What is the equation of the tangent line? $$\text{slope } = f^{\prime}(a), \text{ passes through }(a,f(a))$$

Point-slope form: $$y - y_{0} = m(x - x_{0})$$ or $$y - f(a) = f^{\prime}(a)(x - a)$$ This is in fact a function. We solve for $y$ to make explicit: $$y = f(a) + f^{\prime}(a)(x - a)$$ What kind of function is this? Linear (because the power of $x$ is 1).

The best linear approximation at $x = a$ (or around $a$) of the (differentiable) function $y = f(x)$ is $$f(x) = f(a) + f^{\prime}(a)(x - a)$$

How good is it?

$$\text{error } = | f(x) - \ell(x) | = \text{ lengths of these segments.}$$ It's 0 at $x = a$, and may grow as you move away from $a$.

Example: Approximate $\sqrt{4.1}$. We can't compute $\sqrt{x}$ by hand. So $f(x) = \sqrt{x}$ will have to be approximated at $x = a = 4$.

Start with this: $$\sqrt{4} = 2, \text{ exactly, or}$$ $$f(4) = 2.$$

Question: What else do we know about 4?

Answer: the derivative. \begin{aligned} f^{\prime}(x) &= \frac{1}{2\sqrt{x}} \\ \Rightarrow f^{\prime}(4) &= \frac{1}{2\sqrt{4}} = \frac{1}{4} \end{aligned} So to compute $\sqrt{4.1}$, use the approximation: \begin{aligned} \ell(x) &= f(a) + f^{\prime}(a) (x - a) \\ & = 2 + \frac{1}{4} (x - 4) \end{aligned} Good enough.

\begin{aligned} \ell(4.1) &= 2 + \frac{1}{4}(4.1 - 4) \\ & = 2 + \frac{1}{4} \cdot 1 \\ & = 2 + 0.025 \\ & = 2.025 \end{aligned} This is a linear approximation (aka 1st degree).
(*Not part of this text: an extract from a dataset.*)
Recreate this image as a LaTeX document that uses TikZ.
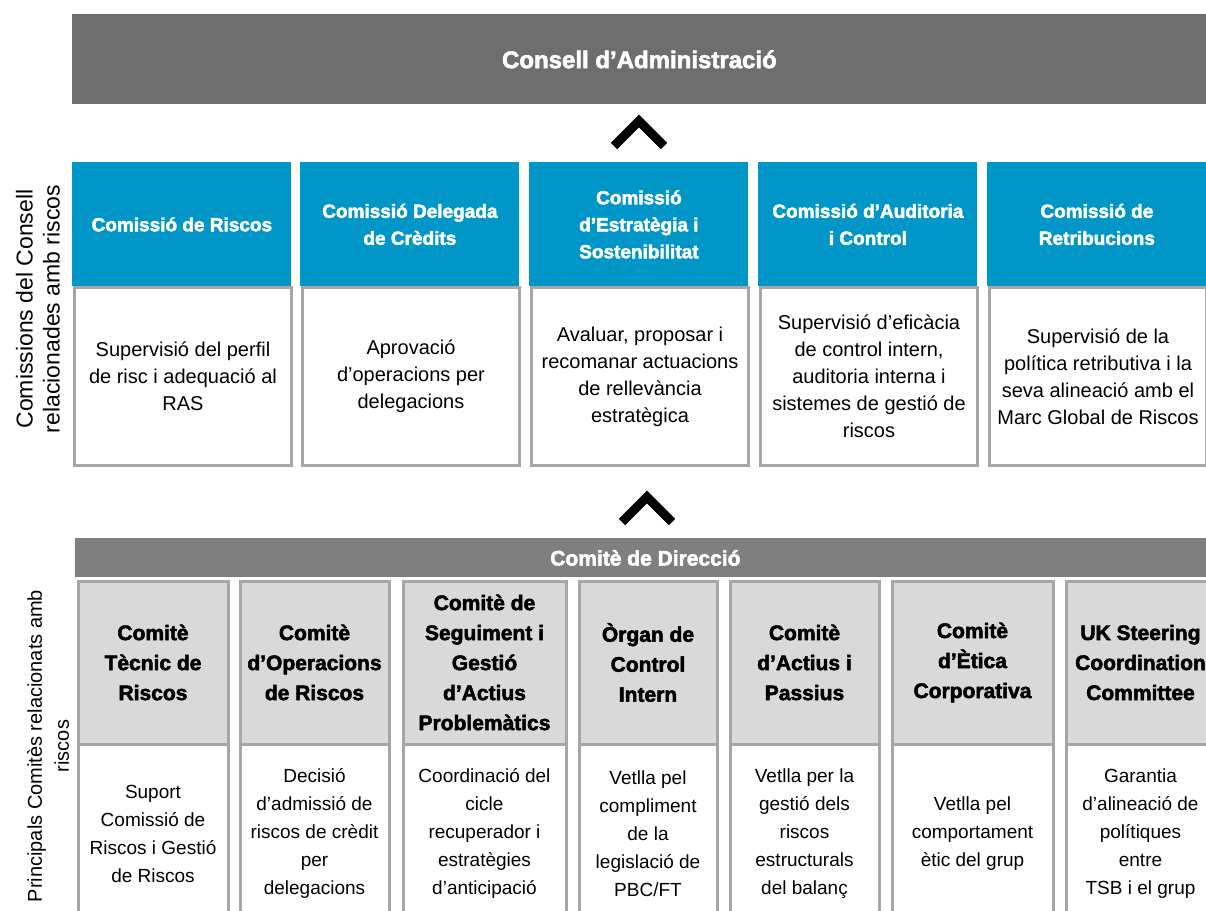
\documentclass[tikz,border=0pt]{standalone}
\usepackage{fontspec}
\setmainfont{Liberation Sans}
\newfontfamily\heavyfont{Liberation Sans Bold}[RawFeature={embolden=2.4}]

\definecolor{boardgray}{HTML}{6E6E6E}
\definecolor{dirgray}{HTML}{7F7F7F}
\definecolor{comblue}{HTML}{0096C8}
\definecolor{headgray}{HTML}{D9D9D9}
\definecolor{linegray}{HTML}{A6A6A6}

\tikzset{
  bar/.style={anchor=north west, fill=#1, text=white, inner sep=0pt},
  comhead/.style={anchor=north west, fill=comblue, text=white, align=center,
    minimum width=109.5pt, minimum height=62pt, inner sep=2pt,
    font=\heavyfont\fontsize{9.5}{13.5}\selectfont},
  combody/.style={anchor=north west, draw=linegray, line width=1.5pt, fill=white,
    align=center, minimum width=108.5pt, minimum height=89pt, inner sep=2pt,
    font=\fontsize{10}{13.5}\selectfont},
  ctehead/.style={anchor=north west, draw=linegray, line width=1.5pt, fill=headgray,
    align=center, minimum width=#1, minimum height=81.5pt, inner sep=2pt,
    font=\heavyfont\fontsize{10.5}{15}\selectfont},
  ctebody/.style={anchor=north west, draw=linegray, line width=1.5pt, fill=white,
    align=center, minimum width=#1, minimum height=89pt, inner sep=2pt,
    font=\fontsize{9.5}{14}\selectfont},
  chevron/.style={line width=4.5pt, miter limit=10},
  side/.style={rotate=90, align=center},
}

\begin{document}
\begin{tikzpicture}[x=0.5pt, y=-0.5pt]
  \useasboundingbox (0,0) rectangle (1206,911);
  \clip (0,0) rectangle (1206,911);

  % consell
  \node[bar=boardgray, minimum width=567pt, minimum height=45pt,
    font=\heavyfont\fontsize{12}{14}\selectfont] (board) at (72,14) {Consell d’Administració};
  \coordinate (up1) at (639,121);
  \draw[chevron] (up1) ++(-25,25) -- ++(25,-25) -- ++(25,25);

  % comissions del consell
  \node[side, font=\fontsize{11.5}{13.5}\selectfont] (comlabel) at (38,309)
    {Comissions del Consell\\relacionades amb riscos};

  \node[combody] (risctxt) at (73,286) {Supervisió del perfil\\de risc i adequació al\\RAS};
  \node[comhead] (risc) at (72,162) {Comissió de Riscos};

  \node[combody] (credittxt) at (301,286) {Aprovació\\d’operacions per\\delegacions};
  \node[comhead] (credit) at (300,162) {Comissió Delegada\\de Crèdits};

  \node[combody] (estrattxt) at (530,286) {Avaluar, proposar i\\recomanar actuacions\\de rellevància\\estratègica};
  \node[comhead] (estrat) at (529,162) {Comissió\\d’Estratègia i\\Sostenibilitat};

  \node[combody] (audittxt) at (759,286) {Supervisió d’eficàcia\\de control intern,\\auditoria interna i\\sistemes de gestió de\\riscos};
  \node[comhead] (audit) at (758,162) {Comissió d’Auditoria\\i Control};

  \node[combody] (retribtxt) at (988,286) {Supervisió de la\\política retributiva i la\\seva alineació amb el\\Marc Global de Riscos};
  \node[comhead] (retrib) at (987,162) {Comissió de\\Retribucions};

  \coordinate (up2) at (647,497);
  \draw[chevron] (up2) ++(-25,25) -- ++(25,-25) -- ++(25,25);

  % comite de direccio
  \node[bar=dirgray, minimum width=570pt, minimum height=19.5pt,
    font=\heavyfont\fontsize{10.5}{12}\selectfont] (direccio) at (75,538) {Comitè de Direcció};

  \node[side, font=\fontsize{10}{13.5}\selectfont] (ctelabel) at (48,746)
    {Principals Comitès relacionats amb\\riscos};

  \node[ctehead=75pt] (tecnic) at (76.5,579.5) {Comitè\\Tècnic de\\Riscos};
  \node[ctebody=75pt] (tecnictxt) at (76.5,743) {Suport\\Comissió de\\Riscos i Gestió\\de Riscos};

  \node[ctehead=74.5pt] (operac) at (238.5,579.5) {Comitè\\d’Operacions\\de Riscos};
  \node[ctebody=74.5pt] (operactxt) at (238.5,743) {Decisió\\d’admissió de\\riscos de crèdit\\per\\delegacions};

  \node[ctehead=81.5pt] (seguim) at (401.5,579.5) {Comitè de\\Seguiment i\\Gestió\\d’Actius\\Problemàtics};
  \node[ctebody=81.5pt] (seguimtxt) at (401.5,743) {Coordinació del\\cicle\\recuperador i\\estratègies\\d’anticipació};

  \node[ctehead=69pt] (organ) at (577.5,579.5) {Òrgan de\\Control\\Intern};
  \node[ctebody=69pt] (organtxt) at (577.5,743) {Vetlla pel\\compliment\\de la\\legislació de\\PBC/FT};

  \node[ctehead=74.5pt] (actius) at (728.5,579.5) {Comitè\\d’Actius i\\Passius};
  \node[ctebody=74.5pt] (actiustxt) at (728.5,743) {Vetlla per la\\gestió dels\\riscos\\estructurals\\del balanç};

  \node[ctehead=80.5pt] (etica) at (890.5,579.5) {Comitè\\d’Ètica\\Corporativa};
  \node[ctebody=80.5pt] (eticatxt) at (890.5,743) {Vetlla pel\\comportament\\ètic del grup};

  \node[ctehead=74.5pt] (steer) at (1064.5,579.5) {UK Steering\\Coordination\\Committee};
  \node[ctebody=74.5pt] (steertxt) at (1064.5,743) {Garantia\\d’alineació de\\polítiques\\entre\\TSB i el grup};
\end{tikzpicture}
\end{document}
Compare to the "dumb" approximation (aka 0 degree): 4.1 is close to 4, then $\sqrt{4.1}$ is close to $\sqrt{4}$. So $$\sqrt{4.1} \approx 2.$$

Compare now to the true value: $$\sqrt{4.1} \approx 2.0248$$ So, the linear approximation is better. (Taylor polynomials provide even higher degree approximations, see Calc 2).